The lieutenant governor acknowledged the anxiety present in the community, and said it’s not just the people with COVID who are suffering, but others who cannot access care because beds space is full.
“Last weekend I was on call on the Big Island and a 74 year old gentleman who had his vaccinations–did not have COVID–came in with a severe heart attack. It took me many hours to find a hospital. I had to call 12 different hospitals, even as lieutenant governor… before ultimately he was accepted for care with a cardiologist. That could have been any of our fathers, or uncles or our grandfathers. That individual suffered greatly because we did not have space to give good care for him because our hospitals are full,” said Lt. Gov. Green.
He gave another example of a woman with breast cancer. “She’s suffering terribly, but our hospitals are full. And because of the full nature of our ICUs, they are unable to schedule her mastectomy to remove that cancer from her body. She probably will not get her surgery for at least six weeks,” said Lt. Gov. Green.
“I’m not blaming anyone. I know people have deeply personal reasons to choose whether or not to get vaccinated. I know that there’s distrust in government. I know that there’s distrust in science to some degree and a lot of people choose to use natural immunity to get through these challenges. I understand that with all of my heart. I also understand the science, and the science tells me that if you’re vaccinated, you’re much safer,” said Lt. Gov. Green.
So far, 61.5% of the population is fully vaccinated; and 69.5%, which is 988,206 people have started with a first dose. According to Lt. Gov. Green, noting the numbers do not match up completely because there are 211,000 children under the age of 12 who are not yet eligible for a vaccine.
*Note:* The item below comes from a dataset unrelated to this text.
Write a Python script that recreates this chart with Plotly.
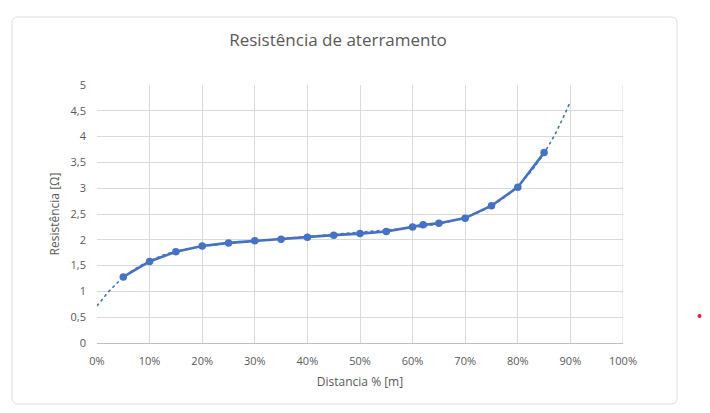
import numpy as np
import plotly.graph_objects as go

# Data
distancia = [0.05, 0.10, 0.15, 0.20, 0.25, 0.30, 0.35, 0.40, 0.45, 0.50,
             0.55, 0.60, 0.62, 0.65, 0.70, 0.75, 0.80, 0.85]
resistencia = [1.28, 1.58, 1.77, 1.88, 1.94, 1.98, 2.01, 2.05, 2.09, 2.12,
               2.16, 2.25, 2.29, 2.32, 2.42, 2.66, 3.02, 3.69]
x_ticks = [0, 0.1, 0.2, 0.3, 0.4, 0.5, 0.6, 0.7, 0.8, 0.9, 1.0]
y_ticks = [0, 0.5, 1, 1.5, 2, 2.5, 3, 3.5, 4, 4.5, 5]
trend_degree = 5
trend_span = [0.0, 0.90]

coef = np.polyfit(distancia, resistencia, trend_degree)
tx = np.linspace(trend_span[0], trend_span[1], 200)
ty = np.polyval(coef, tx)

BLUE = "#4472C4"
GRID = "#d9d9d9"
TXT = "#595959"
FONT = "Open Sans"

fig = go.Figure()
fig.add_trace(go.Scatter(x=tx, y=ty, mode="lines",
                         line=dict(color=BLUE, width=1.6, dash="dot"),
                         hoverinfo="skip", showlegend=False))
fig.add_trace(go.Scatter(x=distancia, y=resistencia, mode="lines+markers",
                         line=dict(color=BLUE, width=2.6),
                         marker=dict(color=BLUE, size=7.5),
                         showlegend=False))

OFF = 8  # page body margin of the browser
W, H = 710 - 2 * OFF, 413 - 2 * OFF
L, T = 97 - OFF, 85 - OFF
pw, ph = 526, 258
R, B = W - L - pw, H - T - ph

def px(x):
    return (x - OFF - L) / pw

def py(y):
    return (T + ph - (y - OFF)) / ph

# rounded card outline (page pixels)
cx0, cx1, cy0, cy1, rad = 12, 677, 17, 404, 6
path = (f"M {px(cx0 + rad)} {py(cy0)} L {px(cx1 - rad)} {py(cy0)} "
        f"Q {px(cx1)} {py(cy0)} {px(cx1)} {py(cy0 + rad)} "
        f"L {px(cx1)} {py(cy1 - rad)} "
        f"Q {px(cx1)} {py(cy1)} {px(cx1 - rad)} {py(cy1)} "
        f"L {px(cx0 + rad)} {py(cy1)} "
        f"Q {px(cx0)} {py(cy1)} {px(cx0)} {py(cy1 - rad)} "
        f"L {px(cx0)} {py(cy0 + rad)} "
        f"Q {px(cx0)} {py(cy0)} {px(cx0 + rad)} {py(cy0)} Z")

fig.update_layout(
    width=W, height=H,
    margin=dict(l=L, r=R, t=T, b=B),
    paper_bgcolor="white", plot_bgcolor="white",
    separators=",.",
    font=dict(family=FONT, color=TXT, size=11),
    title=dict(text="Resistência de aterramento", x=(338 - OFF) / W,
               xanchor="center", y=1 - (40 - OFF) / H, yanchor="middle",
               font=dict(family=FONT, size=17, color=TXT)),
    xaxis=dict(range=[0, 1], tickvals=x_ticks, tickformat=".0%",
               showgrid=True, gridcolor=GRID, gridwidth=1,
               zeroline=False, showline=True, linecolor="#bfbfbf", linewidth=1,
               ticks="", ticklabelstandoff=8,
               tickfont=dict(family=FONT, size=11, color=TXT),
               title=dict(text="Distancia % [m]", standoff=10,
                          font=dict(family=FONT, size=12, color=TXT))),
    yaxis=dict(range=[0, 5], tickvals=y_ticks,
               showgrid=True, gridcolor=GRID, gridwidth=1,
               zeroline=False, showline=False, ticks="",
               ticklabelstandoff=10,
               tickfont=dict(family=FONT, size=11, color=TXT),
               title=dict(text="Resistência [Ω]", standoff=8,
                          font=dict(family=FONT, size=12, color=TXT))),
    shapes=[
        dict(type="line", xref="x", yref="y", x0=1, x1=1, y0=0, y1=5,
             line=dict(color=GRID, width=1), layer="below"),
        dict(type="path", xref="paper", yref="paper", path=path,
             line=dict(color="#dcdcdc", width=1), layer="below"),
        dict(type="circle", xref="paper", yref="paper",
             x0=px(697.5), x1=px(701.5), y0=py(318), y1=py(314),
             fillcolor="#e8202a", line=dict(width=0)),
    ],
)

fig.write_html("out.html")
Approval for children is anticipated in October or November, according to the lieutenant governor.
“If we were vaccinated as a people across the state right now–if 95% of the people had received the vaccination instead of reporting 752 cases today, Mayor Victorino and I would report 25 cases today across the whole state. If were were mostly vaccinated as a state,” Lt. Gov. Green said, instead of reporting 352 individuals in the hospital and 71 people in the ICU and 55 on ventilators, “and reporting that people can’t get their mastectomy or treatment for a heart attack, we would have only 10 people in the hospital. We wouldn’t even be noting it on the news,” he said.
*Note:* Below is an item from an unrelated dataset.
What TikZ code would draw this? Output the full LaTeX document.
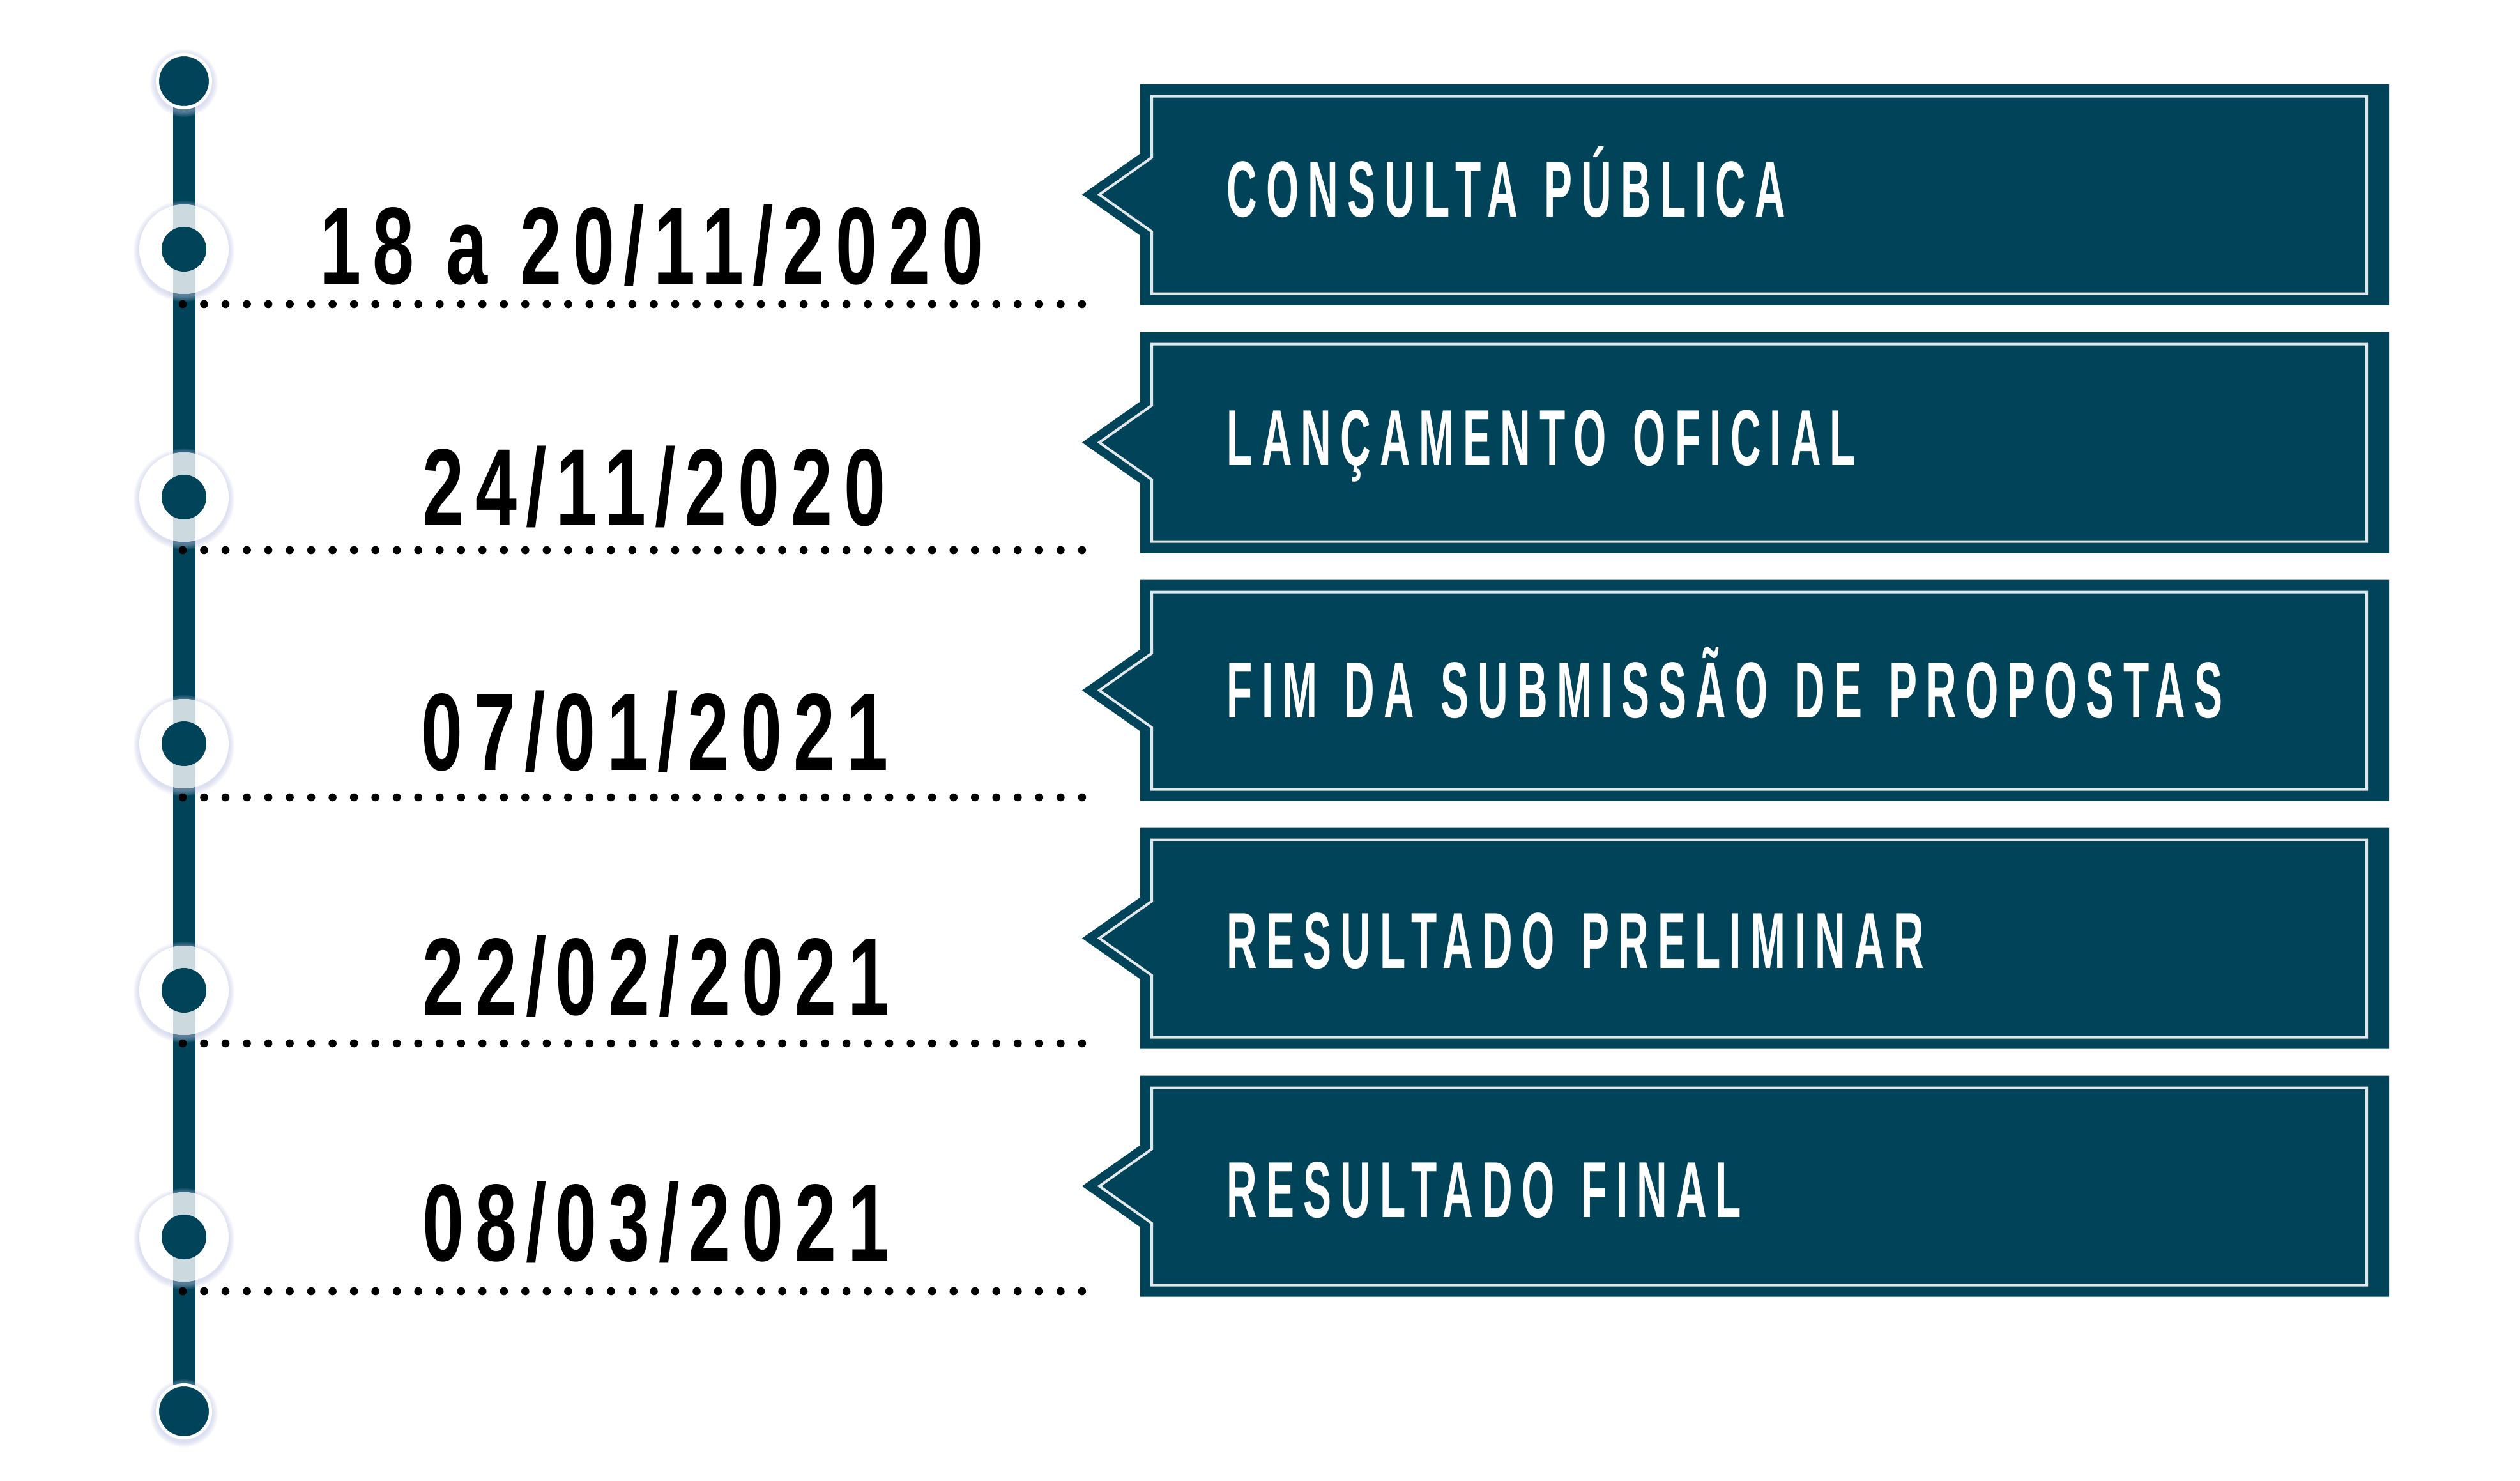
\documentclass[tikz,border=0pt]{standalone}
\usepackage{fontspec}
\usepackage{tikz}
\definecolor{petrol}{RGB}{1,67,89}
\definecolor{petrol light}{RGB}{204,217,222}
\definecolor{frame}{RGB}{226,231,234}
\definecolor{halo shadow}{RGB}{188,196,228}
\newfontfamily\datefont{Liberation Sans}[FakeStretch=0.68,LetterSpace=10.5]
\newfontfamily\boxfont{Liberation Sans}[FakeStretch=0.53,LetterSpace=11.3,WordSpace=1.3]
\newcommand{\dsl}{\kern4pt/\kern4pt}

\begin{document}
\begin{tikzpicture}[y=-1cm,
	end point/.style={circle, fill=petrol, draw=white, line width=0.05cm, minimum size=0.83cm, inner sep=0pt},
	mid point/.style={circle, fill=petrol, minimum size=0.70cm, inner sep=0pt},
	date/.style={font=\datefont\bfseries\fontsize{48.9}{50}\selectfont, anchor=base, inner sep=0pt},
	stage/.style={font=\boxfont\bfseries\fontsize{35.4}{36}\selectfont, text=white, anchor=base west, inner sep=0pt},
	leader/.style={line width=0.126cm, line cap=round, dash pattern=on 0pt off 0.3352cm}]
		\fill[white] (0,0) rectangle (39.45,23.18);
		\useasboundingbox (0,0) rectangle (39.45,23.18);
		% timeline
		\coordinate (top) at (2.88,1.27);
		\coordinate (bot) at (2.88,22.09);
		\draw[petrol, line width=0.35cm] (top) -- (bot);
		\foreach \p in {top,bot}{
		  \foreach \r in {1,...,6}{
		      \fill[halo shadow, opacity=0.1] ([yshift=-0.03cm]\p) circle ({0.44+\r*0.015});
		  }}
		\node[end point] (first) at (top) {};
		\node[end point] (last) at (bot) {};
		\foreach \y [count=\i] in {3.90,7.78,11.64,15.50,19.36}{
		  \foreach \r in {1,...,6}{
		      \fill[halo shadow, opacity=0.1] (2.88,\y+0.03) circle ({0.70+\r*0.015});
		  }
		  \fill[white] (2.88,\y) circle (0.70);
		  \begin{scope}
		    \clip (2.88,\y) circle (0.70);
		    \fill[petrol light] (2.705,\y-0.7) rectangle (3.055,\y+0.7);
		  \end{scope}
		  \node[mid point] (m\i) at (2.88,\y) {};
		}
		% dotted leaders
		\foreach \y [count=\i] in {4.76,8.61,12.48,16.33,20.21}{
		  \coordinate (l\i) at (2.86,\y);
		  \coordinate (r\i) at (16.94,\y);
		  \draw[leader] (l\i) -- (r\i);
		}
		% boxes
		\foreach \c in {3.045,6.925,10.805,14.685,18.565}{
		  \fill[petrol] (17.85,\c-1.73) -- (37.40,\c-1.73) -- (37.40,\c+1.73) -- (17.85,\c+1.73) -- (17.85,\c+0.64) -- (16.94,\c) -- (17.85,\c-0.64) -- cycle;
		  \draw[frame, line width=0.04cm] (18.03,\c-1.54) -- (37.05,\c-1.54) -- (37.05,\c+1.55) -- (18.03,\c+1.55) -- (18.03,\c+0.58) -- (17.21,\c) -- (18.03,\c-0.58) -- cycle;
		}
		\node[date] (d1) at (10.20,4.44) {18 a 20\dsl 11\dsl 2020};
		\node[date] (d2) at (10.24,8.22) {24\dsl 11\dsl 2020};
		\node[date] (d3) at (10.25,12.05) {07\dsl 01\dsl 2021};
		\node[date] (d4) at (10.27,15.88) {22\dsl 02\dsl 2021};
		\node[date] (d5) at (10.27,19.73) {08\dsl 03\dsl 2021};
		\node[stage] (s1) at (19.20,3.39) {CONSULTA PÚBLICA};
		\node[stage] (s2) at (19.20,7.28) {LANÇAMENTO OFICIAL};
		\node[stage] (s3) at (19.20,11.23) {FIM DA SUBMISSÃO DE PROPOSTAS};
		\node[stage] (s4) at (19.20,15.15) {RESULTADO PRELIMINAR};
		\node[stage] (s5) at (19.20,19.05) {RESULTADO FINAL};
	\end{tikzpicture}
\end{document}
“I know you’ll still have to make a personal decision, and if you make that decision not to get vaccination, I won’t criticize you. I may be frustrated as a doctor. I may be frustrated as a father or as a person who will see other people in the hospital; but I will actually then appeal to you to do the right things–don’t gather in significant groups… please make right decisions about wearing masks… but ultimately these decisions are your own and it’s the personal responsibility for us to make them, not just for ourselves, but for our loved ones,” said Lt. Gov. Green.
“There are many perspectives out there, but having seen first-hand on numerous occasions and when I’m on call, the amount of suffering that’s going on in our state, my heart breaks to know that we could have prevented this,” he said.